L'analyse des facteurs internes
D'un point de vue plus interne à la langue, les résultats que nous avons examinés dans le tableau 2 ne nous permettent pas de conclure quant au rôle précis de you know en tant que marqueur discursif. Il ne semble fonctionner ni comme marqueur textuel, ni comme marqueur social, ni comme marqueur métalinguistique. Par ailleurs, on peut se demander si son emploi relève d'un emprunt ou d'une alternance codique.
Walker (2005a, p. 201)[1] indique que la forme I guess peut avoir deux statuts. Il donne l'exemple suivant : « Vraiment, I guess, il y avait des complications ». Il souligne que I guess fonctionne, dans cet exemple, comme une alternance codique et justifie sa position de la façon suivante :
la forme est syntaxiquement complexe (I guess est, tout comme you know, une phrase intégrale) ;
la forme n'apparaît qu'une seule fois dans son corpus.
Si l'on applique le dernier critère à you know, pour qu'il soit considéré dans nos corpus comme une alternance codique, il faudrait que cette forme apparaisse de façon très sporadique. Ce n'est pas le cas, puisque nous avons 110 occurrences sur 510 cas potentiels. L'utilisation de you know semble donc relever davantage de l'emprunt que de l'alternance codique.
Selon
Sankoff et al. (1990, p. 71)[2], il existe deux types d'emprunts : « Nonce borrowings in the speech of bilinguals differ from established loanwords in that they are not necessarily recurrent, widespread, or recognized by host language monolinguals. With established loanwords, however, they share the characteristics of morphological and syntactic integration into the host language and consist of single content words or compounds. »
Quelques années plus tard,
Poplack (1993, p. 282)[3] précise que : « nonce loans differ from established loanwords only quantitatively -- in frequency of use, degree of acceptance, level of phonological integration, etc. »
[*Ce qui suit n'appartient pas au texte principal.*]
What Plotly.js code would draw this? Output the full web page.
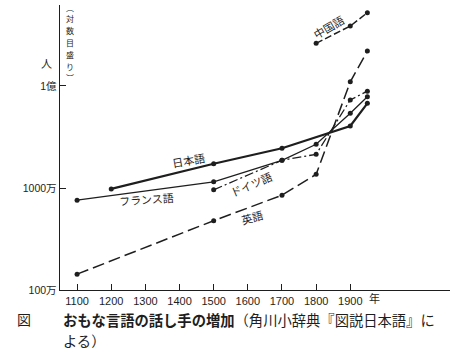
<!DOCTYPE html>
<html>
<head>
<meta charset="utf-8">
<script src="https://cdn.plot.ly/plotly-3.0.1.min.js"></script>
<style>html,body{margin:0;padding:0;background:#fff;}#chart{width:450px;height:360px;}</style>
</head>
<body>
<div id="chart"></div>
<script>
// ---- data (speakers, persons) ----
const jpYears = [1200, 1500, 1700, 1900, 1950];
const jpVals  = [9.8e6, 17.3e6, 24.5e6, 40.5e6, 67.6e6];
const frYears = [1100, 1500, 1700, 1800, 1900, 1950];
const frVals  = [7.6e6, 11.5e6, 18.7e6, 26.8e6, 54e6, 78.5e6];
const deYears = [1500, 1700, 1800, 1900, 1950];
const deVals  = [9.6e6, 18.7e6, 21.4e6, 73e6, 89e6];
const enYears = [1100, 1500, 1700, 1800, 1900, 1950];
const enVals  = [1.43e6, 4.78e6, 8.5e6, 13.6e6, 110e6, 220e6];
const zhYears = [1800, 1900, 1950];
const zhVals  = [262e6, 387e6, 523e6];

const xTickVals = [1100, 1200, 1300, 1400, 1500, 1600, 1700, 1800, 1900];
const yTickVals = [1e6, 1e7, 1e8];
const yTickText = ['100万', '1000万', '1億'];
const yTitleChars = ['︵', '対', '数', '目', '盛', 'り', '︶'];

const INK = '#1e1e1e';
const CJK = '"Noto Sans CJK JP", "Liberation Sans", sans-serif';
const NUM = '"Liberation Sans", "Noto Sans CJK JP", sans-serif';

function line(x, y, width, dash) {
  return {
    x: x, y: y, type: 'scatter', mode: 'lines+markers',
    line: {color: INK, width: width, dash: dash},
    marker: {color: INK, size: 5},
    hoverinfo: 'skip'
  };
}

const traces = [
  line(enYears, enVals, 1.5, '12px,5px'),
  line(zhYears, zhVals, 1.5, '7px,3px'),
  line(deYears, deVals, 1.3, '9px,3px,2px,3px'),
  line(frYears, frVals, 1.3, 'solid'),
  line(jpYears, jpVals, 2.2, 'solid')
];

// plot area in pixels: x 60..450, y 5..290
function px(x) { return (x - 60) / 390; }
function py(y) { return (290 - y) / 285; }

function ann(text, x, y, opts) {
  return Object.assign({
    text: text, xref: 'paper', yref: 'paper', x: px(x), y: py(y),
    showarrow: false, xanchor: 'center', yanchor: 'middle',
    font: {family: CJK, size: 11, color: INK}
  }, opts || {});
}

const capFont = {family: CJK, size: 14, color: INK};
const annotations = [
  ann('日本語', 188, 160, {textangle: -10}),
  ann('フランス語', 146, 199, {textangle: -4}),
  ann('ドイツ語', 251, 184, {textangle: -23}),
  ann('英語', 252, 217, {textangle: -15}),
  ann('中国語', 328, 27, {textangle: -30}),
  ann('人', 46, 63),
  ann('年', 374, 298),
  ann('図', 24, 319, {font: capFont, borderpad: 0}),
  ann('<b>おもな言語の話し手の増加</b>（角川小辞典『図説日本語』に', 62, 319,
      {xanchor: 'left', font: {family: CJK, size: 14.3, color: INK}, borderpad: 0}),
  ann('よる）', 62, 340, {xanchor: 'left', font: {family: CJK, size: 14.3, color: INK}, borderpad: 0})
];
yTitleChars.forEach(function (c, i) {
  annotations.push(ann(c, 70, 7 + i * 11.8,
    {font: {family: CJK, size: 8, color: INK}, borderpad: 0}));
});

const layout = {
  width: 450, height: 360,
  margin: {l: 60, r: 0, t: 5, b: 70, pad: 0},
  paper_bgcolor: '#fff', plot_bgcolor: '#fff',
  showlegend: false,
  xaxis: {
    range: [1050, 2192], tickvals: xTickVals, ticks: 'inside', ticklen: 6,
    tickcolor: INK, tickwidth: 1, showline: true, linecolor: INK, linewidth: 1.3,
    showgrid: false, zeroline: false,
    tickfont: {family: NUM, size: 11, color: INK}
  },
  yaxis: {
    type: 'log', range: [6, 8.794], tickvals: yTickVals, ticktext: yTickText,
    ticks: 'inside', ticklen: 6, tickcolor: INK, tickwidth: 1,
    showline: true, linecolor: INK, linewidth: 1.3, showgrid: false, zeroline: false,
    tickfont: {family: NUM, size: 10.5, color: INK}
  },
  annotations: annotations
};

Plotly.newPlot('chart', traces, layout, {staticPlot: true, displayModeBar: false});
</script>
</body>
</html>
Walker (2005a, p. 198)[1] indique aussi que les emprunts qui ont une prononciation à dominance anglaise et dont l'emploi est idiosyncrasique sont considérés comme des emprunts non-assimilés. Nous avons vu qu'aucun facteur interne n'était significatif et que you know était employé comme marqueur discursif, mais de façon aléatoire. Précisons que bien qu'aucune analyse variationnelle prenant en compte la prononciation de you know chez les locuteurs n'ait été réalisée, nous pouvons affirmer que celle-ci est quasi systématiquement anglaise. Autrement dit, selon les définitions de Poplack (1993)[3] et Walker (2005a)[1], l'utilisation de you know serait un cas d'emprunt spontané et non-assimilé.
Soulignons enfin que
Hamers (1997)[4] distingue le statut d'emprunt « de compétence » de celui d'emprunt « d'incompétence ». Le premier désigne un emprunt réalisé lorsque la forme équivalente n'existe pas dans la langue cible ou lorsqu'il existe une nuance entre les deux formes. Elle ajoute que ce type d'emprunt se rencontre surtout chez les bilingues équilibrés. Le second type d'emprunt se retrouve dans le discours d'un locuteur qui « fait appel à sa langue maternelle chaque fois que le mot lui manque dans la langue cible. »
(Hamers, 1997, p. 138)[4].
Dans notre corpus, on constate que cinq locuteurs sur les onze ayant produit la variante anglaise emploient également t'sais, ce qui indique qu'il peut exister une nuance entre you know et t'sais et donc qu'il s'agit ici d'un emprunt « de compétence ». Par contre, les six autres locuteurs utilisent exclusivement you know, ce qui implique, dans ce cas-ci, un emprunt « d'incompétence ». Rappelons encore que 95 des 110 occurrences de you know ont été produites par cinq locutrices, toutes linguistiquement restreintes et donc bilingues anglo-dominantes. Il est donc davantage raisonnable d'émettre l'hypothèse que l'utilisation de you know relève de l'emprunt « d'incompétence ».